SCHWERPUNKTTHEMA


SPIEGEL


HINTER DEN SPIEGELN ...

von Eva Kalvoda



... muss man so schnell rennen wie man kann, um am selben Fleck zu bleiben.

Das sagt die Königin zu Alice im Wunderland, wo weiße Kaninchen keine Zeit haben, und Mäuse in Teekannen schlafen.
Ich glaube nicht, dass es irgendeinen Menschen gibt, der "Alice im Wunderland" nicht kennt. Sollte jemand das Buch nicht gelesen haben, hat er zumindest einen der mittlerweile knapp dreißig Filme über Alice´s Abenteuer gesehen. Und ganze Generationen von Kindern wurden alleine mit der Disney Verfilmung ins Wunderland gebracht. Nicht zu vergessen die Zeichentrickserie im Kinderprogramm am Anfang der achtziger Jahre.
Tatsächlich gibt es kaum einen Bereich, in den 'Alice' noch nicht vorgedrungen ist. Ganze Lieder, Videoclips, und Bilder fluteten aus dem Wunderland zu uns herüber. In bekannten Filmen und Büchern werden Anspielungen gemacht und Szenen aus ‚Alice' persifliert.
Literaten schreiben Fortsetzungen und Abhandlungen zu dem Thema. Und im Fasching läuft man der Herzkönigin und der Schlafmaus über den Weg.

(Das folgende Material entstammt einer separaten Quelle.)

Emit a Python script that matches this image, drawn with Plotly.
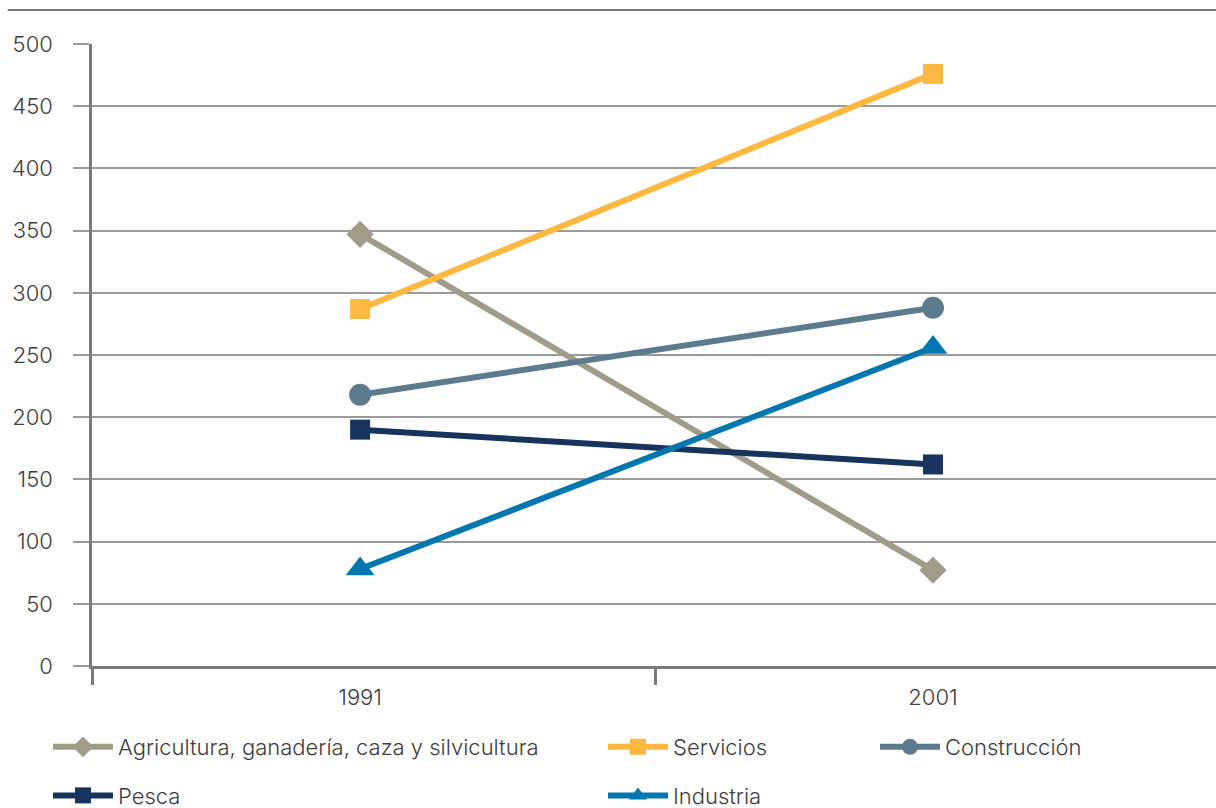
import plotly.graph_objects as go

# Data
years = ["1991", "2001"]
agricultura = [347, 77]
servicios = [287, 476]
construccion = [218, 288]
pesca = [190, 162]
industria = [78, 256]

x_pos = [0, 1]

series = [
    ("Agricultura, ganadería, caza y silvicultura", agricultura, "#A19C89", "diamond", 21, "legend"),
    ("Servicios", servicios, "#FDB83F", "square", 20, "legend2"),
    ("Construcción", construccion, "#5C7B8D", "circle", 22, "legend3"),
    ("Pesca", pesca, "#17345E", "square", 20, "legend"),
    ("Industria", industria, "#0077AE", "triangle-up", 25, "legend2"),
]

fig = go.Figure()
for name, vals, color, sym, size, leg in series:
    fig.add_trace(go.Scatter(
        x=x_pos, y=vals, name=name, mode="lines+markers",
        line=dict(color=color, width=6),
        marker=dict(symbol=sym, size=size, color=color),
        legend=leg, legendgroup=name,
    ))

font_main = "Inter, 'Open Sans', sans-serif"
text_font = dict(family=font_main, size=22, color="#3d3d3d", weight=300)

legend_common = dict(
    orientation="v", yanchor="top", xanchor="left",
    xref="container", yref="container",
    font=text_font,
    itemwidth=60, tracegroupgap=17, bgcolor="rgba(0,0,0,0)",
)
legend_top = 1 - 726 / 808

fig.update_layout(
    width=1216, height=808,
    margin=dict(l=92, r=0, t=44, b=142, autoexpand=False),
    paper_bgcolor="white", plot_bgcolor="white",
    font=text_font,
    legend=dict(x=48 / 1216, y=legend_top, **legend_common),
    legend2=dict(x=603 / 1216, y=legend_top, **legend_common),
    legend3=dict(x=875 / 1216, y=legend_top, **legend_common),
    xaxis=dict(
        range=[-0.468, 1.494], tickvals=x_pos, ticktext=years,
        ticks="", showgrid=False, zeroline=False,
        showline=True, linecolor="#7a7a7a", linewidth=2.5,
        ticklabelstandoff=10,
        tickfont=text_font,
        minor=dict(tickmode="array", tickvals=[-0.468, 0.515], ticks="outside",
                   ticklen=16, tickwidth=2.5, tickcolor="#7a7a7a", showgrid=False),
    ),
    yaxis=dict(
        range=[0, 500], tickvals=[0, 50, 100, 150, 200, 250, 300, 350, 400, 450, 500],
        showgrid=True, gridcolor="#9a9a9a", gridwidth=1.5,
        ticks="outside", ticklen=16, tickcolor="#9a9a9a", tickwidth=1.5,
        showline=True, linecolor="#7a7a7a", linewidth=2.5,
        zeroline=False, ticklabelstandoff=16,
        tickfont=text_font,
    ),
    shapes=[dict(type="line", xref="paper", yref="paper",
                 x0=-0.075, x1=1.0, y0=1.0547, y1=1.0547,
                 line=dict(color="#7a7a7a", width=2))],
)

fig.write_html("out.html")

Was steckt also hinter dieser Geschichte, die so allgegenwärtig scheint?
Zunächst einmal Lewis Carroll natürlich. Viel von der Faszination von Alice im Wunderland ist auf diesen Mann zurückzuführen. Wieder einmal ein schreibender Oxford Professor. Doch diesmal ein Mathematiker, und ‚Alice' wurde lange vor der Jahrhundertwende geschrieben. Der als Charles Lutwidge Dodgson geborene Autor galt als gutmütiger, aber menschenscheuer Eigenbrötler, der in seiner Lehrtätigkeit etwas pedantisch war.
Bekannt ist auch, dass es für 'Alice' ein lebendes Vorbild gab. Dieses war Alice Pleasance Liddell, und sie war die Tochter des Dekans der Oxforder Fakultät. Alice war ein aufgewecktes Mädchen. Ihr Verhalten inspirierte Carrolls zu den Abenteuern, die er der kleinen Alice dann zu ihrem großen Vergnügen erzählte.
Schließlich wurde aus vielen kleinen Erzählungen eine ganze Geschichte, die 1865 zur Veröffentlichung kam. Fast sofort wurde "Alice´s Adventures in Wonderland" ein großer Erfolg. Königin Victoria liebte die Geschichte so sehr, dass sie Carroll zu einer Audienz einlud. Die große Popularität kam zum Teil auch von den herrlichen Illustrationen von John Tenniel, dessen Bilder auch heute noch die Vorlage bilden, an denen sich alle neueren Bilder messen lassen müssen.
Die Fortsetzung "Alice hinter den Spiegeln" war zwar ein wenig düsterer, aber ebenso surreal wie sein Vorgänger. Heutzutage werden die beiden Bände meist in einem Buch vermarktet.
Bei "Alice im Wunderland" kam Carroll auch auf den Geschmack der damals so beliebten Rätsel und Denksportaufgaben. 1880 brachte er diese Leidenschaft auch bei einer Zeitung unter, wo logische Rätsel in kleinen Geschichten versteckt waren.
Sind es diese Rätsel, diese kleinen Paradoxen, die "Alice im Wunderland" über hundertfünfzig Jahre lang interessant machen? Vielleicht.
Kinder freuen sich, wenn sie etwas erraten, und Erwachsene kaufen reihenweise Rätselbücher. Es spricht die natürliche Neugierde und das Gefühl etwas "aufgedeckt" zu haben an.
Oder rührt die andauernde Faszination einfach nur daher, dass in dieser Geschichte eben doch etwas hinter den Spiegeln existiert?